I would consider that a different type of game again.

There are workarounds for that approach, although I’m struggling to think of examples that use them effectively. One possibility would be to have a limited number of choices visible (plus an algorithm to decide which ones are seen) plus a parser for typing other commands (which, if matching a hidden option, would do something that simply selecting a visible choice would not).

This got me thinking, how would the opposite work, presenting a huge load of “choices”?

In the description text every noun is clickable, and reveals additional descriptions, in which nouns would also be clickable to reveal more, detailed descriptions.

The actual choices are below the description text. Now, when you digged deep enough a certain “description tree” (means that either a) the player has an idea here and investigates, or b) is lost and clicks everything) a new choice gets activated and appears.
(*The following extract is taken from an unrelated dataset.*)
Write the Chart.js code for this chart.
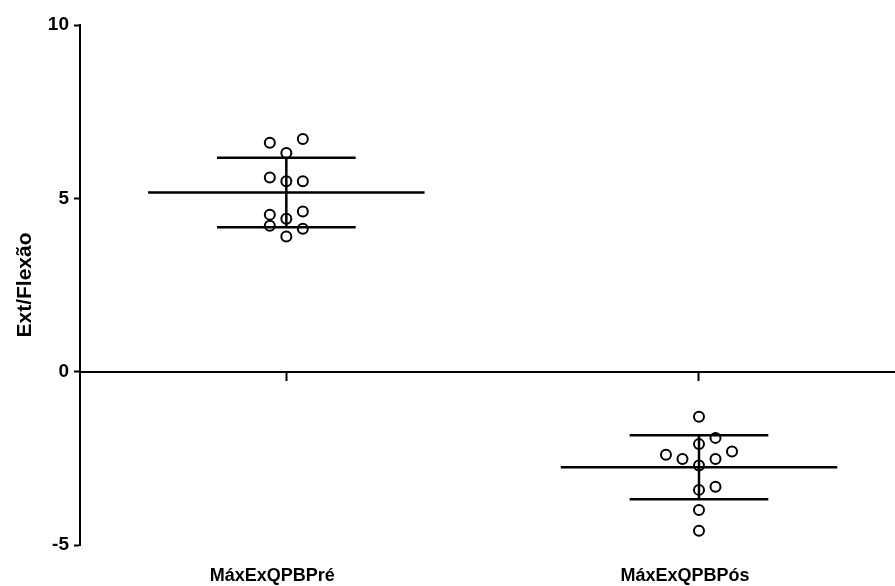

How to present that, I’m not sure – to prevent a huge wall of not really connected text, maybe the detail descriptions should go in another area of the screen.

That’s what I’m doing. I call it “focus and flow”.

Objects that are “activated” become part of the focus whence their choices appear. These choices are not necessarily all you can do with the object, depending on how authored.

The engine “knows” what parser commands are available (and do something) at any point in the game (like a chess game knows possible moves). This is an internal “virtual choice list”. Some of these can be elevated to a choice prompt on the UI (subject to focus).

So selecting a choice and typing a command wind up the same for the story logic. Indeed most of the time, the choice prompted is an actual command that may be typed.